Thursday, July 7, 2011

Geekology - a myth of the rise against the machines.


It’s not often I find news that strings together the things I love: quantum physics and computing, sustainability, and radical positive perspectives.

Naturally, I have to dwell a moment on the topic and imagine the possibilities. If you should also care for the market place, I ‘d say there are enough hints in this piece of news that may direct your attention on selecting an interesting portfolio. Don’t say I didn’t tell you this in 2050.

Recently two physicists from University of Arizona postulated a new computer hardware model using the magnetic field of an electron to store all those 1s and 0s. They made some interesting observations about the predicable patterns between the presence of a spin current of an electron and the charge current within Zeeman field B. They were also able to show the zero-field derivative is proportional to the magnitude of the spin current, with an independent coefficient.

The electron’s spin does not actually spin. It did spin my head upside-down back in graduate school.
The electron’s spin is the unpredictable part of the EPR Paradox, Every electron has a mass, a charge, and a magnetic moment – a Spin. It’s sort of part of its identity with a magnetic north and south pole. The spin depends on which pole is pointing up. (If I remember correctly, the spin was what gave the calculation of nonlocal behavior at the quantum level so much trouble.)

Geek talk aside, what this means is there may be a way to translate magnetic spin of electrons into predicable electric signals. Instead of the current microprocess of digitizing information into 1s and 0s by the electric charge, only the orientation of an electron’s spin is used to determine if information should be coded as 0 or 1.

"We take advantage of a nanoscale structure known as a quantum point contact, which one can think of as the ultimate bottleneck for electrons," 

Professor Philippe Jacquod explained.

"As the electrons are flowing through the circuit, their motion through that bottleneck is constrained by quantum mechanics. Placing a small magnetic field around that constriction allows us to measure the spin of the electrons."

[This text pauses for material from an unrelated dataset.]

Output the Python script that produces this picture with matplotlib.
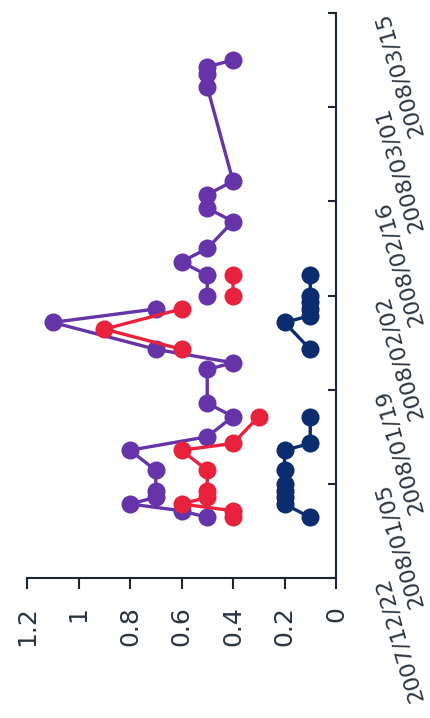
import matplotlib
matplotlib.use("Agg")
import matplotlib.pyplot as plt
import numpy as np
import pandas as pd

# Measurement series (date, value); NaN marks a break in the line
purple_dates = ["2007-12-31", "2008-01-01", "2008-01-02", "2008-01-03", "2008-01-04",
                "2008-01-07", "2008-01-10", "2008-01-12", "2008-01-15", "2008-01-17",
                "2008-01-22", "2008-01-23", "2008-01-25", "2008-01-29", "2008-01-31",
                "2008-02-01",
                "2008-02-02", "2008-02-05", "2008-02-07", "2008-02-09", "2008-02-13",
                "2008-02-15", "2008-02-17", "2008-02-19", "2008-03-04", "2008-03-06",
                "2008-03-07", "2008-03-08"]
purple_values = [0.5, 0.6, 0.8, 0.7, 0.7,
                 0.7, 0.8, 0.5, 0.4, 0.5,
                 0.5, 0.4, 0.7, 1.1, 0.7,
                 np.nan,
                 0.5, 0.5, 0.6, 0.5, 0.4,
                 0.5, 0.5, 0.4, 0.5, 0.5,
                 0.5, 0.4]

red_dates = ["2007-12-31", "2008-01-01", "2008-01-02", "2008-01-03", "2008-01-04",
             "2008-01-07", "2008-01-10", "2008-01-11", "2008-01-15",
             "2008-01-20",
             "2008-01-25", "2008-01-28", "2008-01-31",
             "2008-02-01",
             "2008-02-02", "2008-02-05"]
red_values = [0.4, 0.4, 0.6, 0.5, 0.5,
              0.5, 0.6, 0.4, 0.3,
              np.nan,
              0.6, 0.9, 0.6,
              np.nan,
              0.4, 0.4]

navy_dates = ["2007-12-31", "2008-01-02", "2008-01-03", "2008-01-04", "2008-01-05",
              "2008-01-07", "2008-01-10", "2008-01-11", "2008-01-15",
              "2008-01-20",
              "2008-01-25", "2008-01-29", "2008-01-30", "2008-01-31", "2008-02-01",
              "2008-02-02", "2008-02-05"]
navy_values = [0.1, 0.2, 0.2, 0.2, 0.2,
               0.2, 0.2, 0.1, 0.1,
               np.nan,
               0.1, 0.2, 0.1, 0.1, 0.1,
               0.1, 0.1]

value_ticks = [0, 0.2, 0.4, 0.6, 0.8, 1, 1.2]
value_tick_labels = ["0", "0.2", "0.4", "0.6", "0.8", "1", "1.2"]
date_ticks = ["2007-12-22", "2008-01-05", "2008-01-19", "2008-02-02",
              "2008-02-16", "2008-03-01", "2008-03-15"]
date_tick_labels = ["2007/12/22", "2008/01/05", "2008/01/19", "2008/02/02",
                    "2008/02/16", "2008/03/01", "2008/03/15"]

PURPLE = "#6534a8"
RED = "#e8223c"
NAVY = "#0b2c6e"
AXIS = "#1b2733"
TEXT = "#2a3440"

fig = plt.figure(figsize=(4.30, 7.18), dpi=100)
ax = fig.add_axes([27 / 430, 140 / 718, 309 / 430, 565 / 718])

style = dict(marker="o", markersize=13, markeredgewidth=0, linewidth=2.4)
ax.plot(purple_values, pd.to_datetime(purple_dates), color=PURPLE, **style, zorder=3)
ax.plot(red_values, pd.to_datetime(red_dates), color=RED, **style, zorder=4)
ax.plot(navy_values, pd.to_datetime(navy_dates), color=NAVY, **style, zorder=5)

# value axis runs along the bottom, reversed
ax.set_xlim(1.2, 0)
ax.set_xticks(value_ticks)
ax.set_xticklabels(value_tick_labels, rotation=90, fontsize=18, color=TEXT)
ax.tick_params(axis="x", direction="out", length=8, width=1.5, pad=12, color=AXIS)

# date axis runs along the right side
ax.set_ylim(pd.Timestamp(date_ticks[0]), pd.Timestamp(date_ticks[-1]))
ax.yaxis.tick_right()
ax.set_yticks(pd.to_datetime(date_ticks))
ax.set_yticklabels(date_tick_labels, rotation=106, ha="right", va="center",
                   rotation_mode="anchor", fontsize=16, color=TEXT)
ax.tick_params(axis="y", direction="in", length=6, width=1.5, pad=33, color=AXIS)

for side in ("top", "left"):
    ax.spines[side].set_visible(False)
for side in ("bottom", "right"):
    ax.spines[side].set_color(AXIS)
    ax.spines[side].set_linewidth(1.5)

ax.set_facecolor("white")
fig.patch.set_facecolor("white")
fig.savefig("out.png", dpi=100)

This is a huge step in the development of computing based on spintronics. Harnessing the magnetic properties of electrons, rather than their electric charge, brings a host of benefits. According to Professor Jacquod, spintronics may reduce boot time, store working memory in a loss of power, and reduce energy use since it is not charge-based and does not have to run an electric current all the time just to keep the working memory data at the right value.  For a green minded techie like me, in this heavy consumption world, I welcome the news.

Spintronics is a major step towards quantum computing. In my wildest imaginations, quantum calculations are not only encoded as 1s and 0s, but may be done for intermediate states simultaneously. That means calculating uncertainties and generating parallel process to scope context that is critical to human speech and emotional reactions. When we achieve that step, we would have the Ghost in the Shell problem that defined my Neromancer Cyber Punks Generation.

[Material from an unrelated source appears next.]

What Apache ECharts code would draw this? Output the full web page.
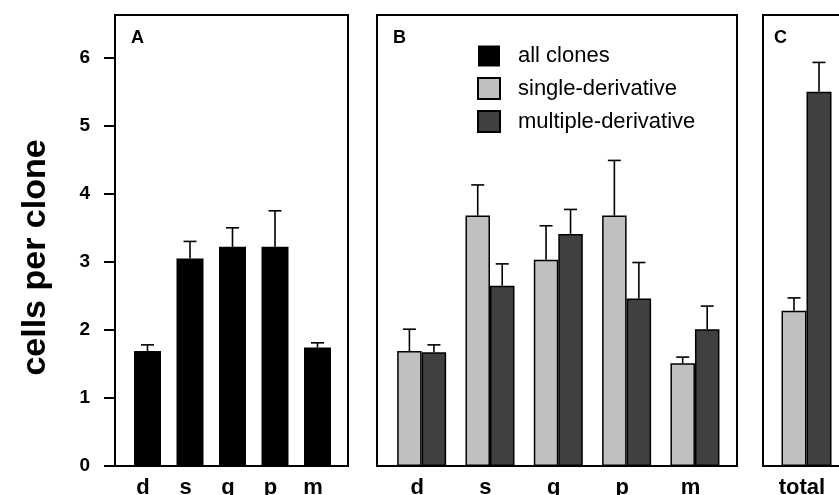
<!DOCTYPE html>
<html>
<head>
<meta charset="utf-8">
<script src="https://cdn.jsdelivr.net/npm/echarts@6/dist/echarts.min.js"></script>
<style>html,body{margin:0;padding:0;background:#fff}#c{width:839px;height:495px}</style>
</head>
<body>
<div id="c"></div>
<script>
// ---- data ----
var categories = ['d', 's', 'g', 'p', 'm'];
var totalCategory = ['total'];
var yTicks = [0, 1, 2, 3, 4, 5, 6];
var allClones = [1.69, 3.05, 3.22, 3.22, 1.74];
var allClonesErr = [0.09, 0.25, 0.28, 0.53, 0.07];
var singleDeriv = [1.69, 3.68, 3.03, 3.68, 1.51];
var singleDerivErr = [0.32, 0.45, 0.50, 0.81, 0.09];
var multiDeriv = [1.67, 2.65, 3.41, 2.46, 2.01];
var multiDerivErr = [0.11, 0.32, 0.36, 0.53, 0.34];
var totalSingle = [2.28];
var totalSingleErr = [0.19];
var totalMulti = [5.50];
var totalMultiErr = [0.43];

// ---- helpers ----
var FONT = 'Liberation Sans, Arial, Helvetica, sans-serif';
var YMAX = 6.627;
function errData(vals, errs) {
  return vals.map(function (v, i) { return [i, v, errs[i]]; });
}
function errRender(offset) {
  return function (params, api) {
    var x = api.value(0), v = api.value(1), e = api.value(2);
    var p0 = api.coord([x, v]);
    var p1 = api.coord([x, v + e]);
    var cx = p0[0] + offset;
    var st = { stroke: '#000', lineWidth: 1.6 };
    return { type: 'group', children: [
      { type: 'line', shape: { x1: cx, y1: p0[1], x2: cx, y2: p1[1] }, style: st },
      { type: 'line', shape: { x1: cx - 6.5, y1: p1[1], x2: cx + 6.5, y2: p1[1] }, style: st }
    ]};
  };
}
var frameGrid = function (left, width) {
  return { left: left, top: 15, width: width, height: 451, show: true, borderColor: '#000', borderWidth: 2,
    backgroundColor: 'transparent', containLabel: false, outerBoundsMode: 'none' };
};
var innerGrid = function (left, width) {
  return { left: left, top: 15, width: width, height: 451, containLabel: false, outerBoundsMode: 'none' };
};
var hiddenY = function (gi) { return { type: 'value', gridIndex: gi, min: 0, max: YMAX, show: false }; };
var hiddenX = function (gi) { return { type: 'value', gridIndex: gi, show: false }; };
var catX = function (gi, data) {
  return { type: 'category', gridIndex: gi, data: data, boundaryGap: true,
    axisLine: { show: false }, axisTick: { show: false },
    axisLabel: { color: '#000', fontFamily: FONT, fontWeight: 'bold', fontSize: 22, margin: 11, padding: [0, 9, 0, 0] } };
};
var titleStyle = { fontFamily: FONT, fontWeight: 'bold', fontSize: 18, color: '#000' };

var chart = echarts.init(document.getElementById('c'), null, { renderer: 'canvas' });
var option = {
  animation: false,
  backgroundColor: '#fff',
  title: [
    { text: 'A', left: 131, top: 29, padding: 0, textStyle: titleStyle },
    { text: 'B', left: 393, top: 29, padding: 0, textStyle: titleStyle },
    { text: 'C', left: 774, top: 29, padding: 0, textStyle: titleStyle }
  ],
  legend: {
    orient: 'vertical', left: 477, top: 45, padding: 0,
    icon: 'rect',
    itemWidth: 22, itemHeight: 21, itemGap: 10,
    data: ['all clones', 'single-derivative', 'multiple-derivative'],
    textStyle: { fontFamily: FONT, fontSize: 22, color: '#000', padding: [0, 0, 0, 13] }
  },
  grid: [
    frameGrid(115, 233),          // 0 frame A
    innerGrid(126.25, 212.5),     // 1 bars A
    frameGrid(377, 360),          // 2 frame B
    innerGrid(387.5, 341.6),      // 3 bars B
    frameGrid(763, 110),          // 4 frame C
    innerGrid(776.5, 60)          // 5 bars C
  ],
  xAxis: [
    hiddenX(0), catX(1, categories),
    hiddenX(2), catX(3, categories),
    hiddenX(4), catX(5, totalCategory)
  ],
  yAxis: [
    { type: 'value', gridIndex: 0, min: 0, max: YMAX, interval: 1,
      name: 'cells per clone', nameLocation: 'middle', nameRotate: 90, nameGap: 62,
      nameTextStyle: { fontFamily: FONT, fontWeight: 'bold', fontSize: 34, color: '#000', padding: [0, 34, 0, 0] },
      axisLine: { show: true, lineStyle: { color: '#000', width: 2 } },
      axisTick: { show: true, inside: false, length: 11, lineStyle: { color: '#000', width: 2 }, customValues: yTicks },
      axisLabel: { color: '#000', fontFamily: FONT, fontWeight: 'bold', fontSize: 19, margin: 25, customValues: yTicks },
      splitLine: { show: false } },
    hiddenY(1), hiddenY(2), hiddenY(3), hiddenY(4), hiddenY(5)
  ],
  series: [
    { name: 'all clones', type: 'bar', xAxisIndex: 1, yAxisIndex: 1, data: allClones, barWidth: 27,
      itemStyle: { color: '#000', borderColor: '#000', borderWidth: 0 } },
    { name: 'errA', type: 'custom', xAxisIndex: 1, yAxisIndex: 1, data: errData(allClones, allClonesErr),
      renderItem: errRender(0), encode: { x: 0, y: 1 }, z: 3 },

    { name: 'single-derivative', type: 'bar', xAxisIndex: 3, yAxisIndex: 3, data: singleDeriv, barWidth: 24.5, barGap: '0%',
      itemStyle: { color: '#c0c0c0', borderColor: '#000', borderWidth: 1.5 } },
    { name: 'multiple-derivative', type: 'bar', xAxisIndex: 3, yAxisIndex: 3, data: multiDeriv, barWidth: 24.5, barGap: '0%',
      itemStyle: { color: '#404040', borderColor: '#000', borderWidth: 1.5 } },
    { name: 'errBs', type: 'custom', xAxisIndex: 3, yAxisIndex: 3, data: errData(singleDeriv, singleDerivErr),
      renderItem: errRender(-12.25), encode: { x: 0, y: 1 }, z: 3 },
    { name: 'errBm', type: 'custom', xAxisIndex: 3, yAxisIndex: 3, data: errData(multiDeriv, multiDerivErr),
      renderItem: errRender(12.25), encode: { x: 0, y: 1 }, z: 3 },

    { name: 'single-derivative', type: 'bar', xAxisIndex: 5, yAxisIndex: 5, data: totalSingle, barWidth: 25, barGap: '0%',
      itemStyle: { color: '#c0c0c0', borderColor: '#000', borderWidth: 1.5 } },
    { name: 'multiple-derivative', type: 'bar', xAxisIndex: 5, yAxisIndex: 5, data: totalMulti, barWidth: 25, barGap: '0%',
      itemStyle: { color: '#404040', borderColor: '#000', borderWidth: 1.5 } },
    { name: 'errCs', type: 'custom', xAxisIndex: 5, yAxisIndex: 5, data: errData(totalSingle, totalSingleErr),
      renderItem: errRender(-12.5), encode: { x: 0, y: 1 }, z: 3 },
    { name: 'errCm', type: 'custom', xAxisIndex: 5, yAxisIndex: 5, data: errData(totalMulti, totalMultiErr),
      renderItem: errRender(12.5), encode: { x: 0, y: 1 }, z: 3 }
  ]
};
chart.setOption(option);
</script>
</body>
</html>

But my dreams are still far and far away. I won’t be getting that model of android assistant anytime soon. I doubt I could even find a 100% post-consumer-waste model either. But given the current interest to boost computing power and reducing energy use, I'd say this discovery is worth noting in the sustainability community.

Well, if you need more reason why you should care about this new discovery, email me when the world is taken over by benevolent artificial intelligent beings... we will talk about rebellion plans.

In the mean time, let me know if you have any good tips on reducing our current computer energy use. I hear it's a big problem these days.

_______________________________________________________
Philippe Jacquod is an associate professor with joint appointments in the College of Optical Sciences and the department of physics at the College of Science, at University of Arizona. He published the research together with his postdoctoral assistant, Peter Stano.